Romania Blacklists Polymarket Over $600M Crypto-Betting Surge

Romania’s gambling regulator has added Polymarket to its blacklist, citing more than $600 million in crypto-event wagers during recent elections and declaring the platform an unlicensed gambling operator.

Oleg Petrenko By Oleg Petrenko Updated 2 mins read
Romania Blacklists Polymarket Over $600M Crypto-Betting Surge
The regulator banned Polymarket for operating without a licence amid large-scale crypto betting. Photo: Polymarket / Facebook

Romania’s gambling regulator, the National Office for Gambling (ONJN), has officially blacklisted Polymarket, describing the prediction-market platform as an unlicensed gambling operator. The move follows the regulator’s findings that Polymarket-enabled event trading generated trading volumes exceeding $600 million during the country’s recent presidential and local-government elections.

Under national legislation, the ONJN said Polymarket’s “counter-party betting” model – where users wager directly against one another on future outcomes – qualifies as gambling regardless of whether the bets are denominated in fiat or crypto. As a result, internet service providers in Romania are now required to block access to the platform.

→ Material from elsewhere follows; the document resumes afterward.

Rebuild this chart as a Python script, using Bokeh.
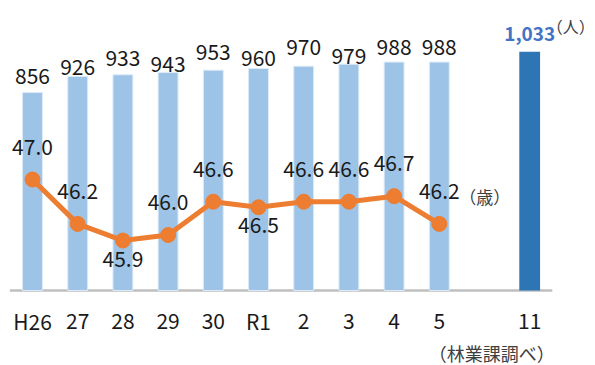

Regulatory Push and Enforcement Context

The ONJN emphasised that its decision is motivated by legal obligations, not the underlying technology. “Whether you bet in lei or crypto, it must be licensed,” said ONJN President Vlad‑Cristian Soare. The regulator highlighted several breaches, including a lack of fiscal reporting, inadequate anti-money-laundering controls and the absence of player-protection mechanisms standard requirements under Romania’s gambling framework.

Polymarket has faced similar scrutiny in other jurisdictions. Authorities in Belgium, France, Poland, Singapore and Thailand have also restricted the platform, while the U.S. Commodity Futures Trading Commission previously fined the company for operating unregistered derivative markets. The escalating global regulatory focus signifies growing tension between innovative crypto-asset services and existing gambling and financial laws.

Industry Implications and Market Signals

For the broader sector of crypto-enabled prediction markets, Romania’s action is a critical signal. It underlines that despite decentralised architectures, platforms which facilitate outcome-based wagers may be treated as gambling under national law with or without crypto involvement. Operators in this space must now anticipate regulatory enforcement across multiple markets and plan for access restrictions or structural adjustments.

Investors and users should watch for three key signals: how Polymarket responds in terms of licensing or product redesign; whether other national regulators follow Romania’s lead; and how ancillary markets, such as sports or economic-event trading adjust to tightened oversight. As previously covered, the shift from experimental blockchain services to regulated financial environments is occurring rapidly. Romania’s blacklisting of Polymarket may mark a turning point for how event-trading platforms align with traditional compliance regimes.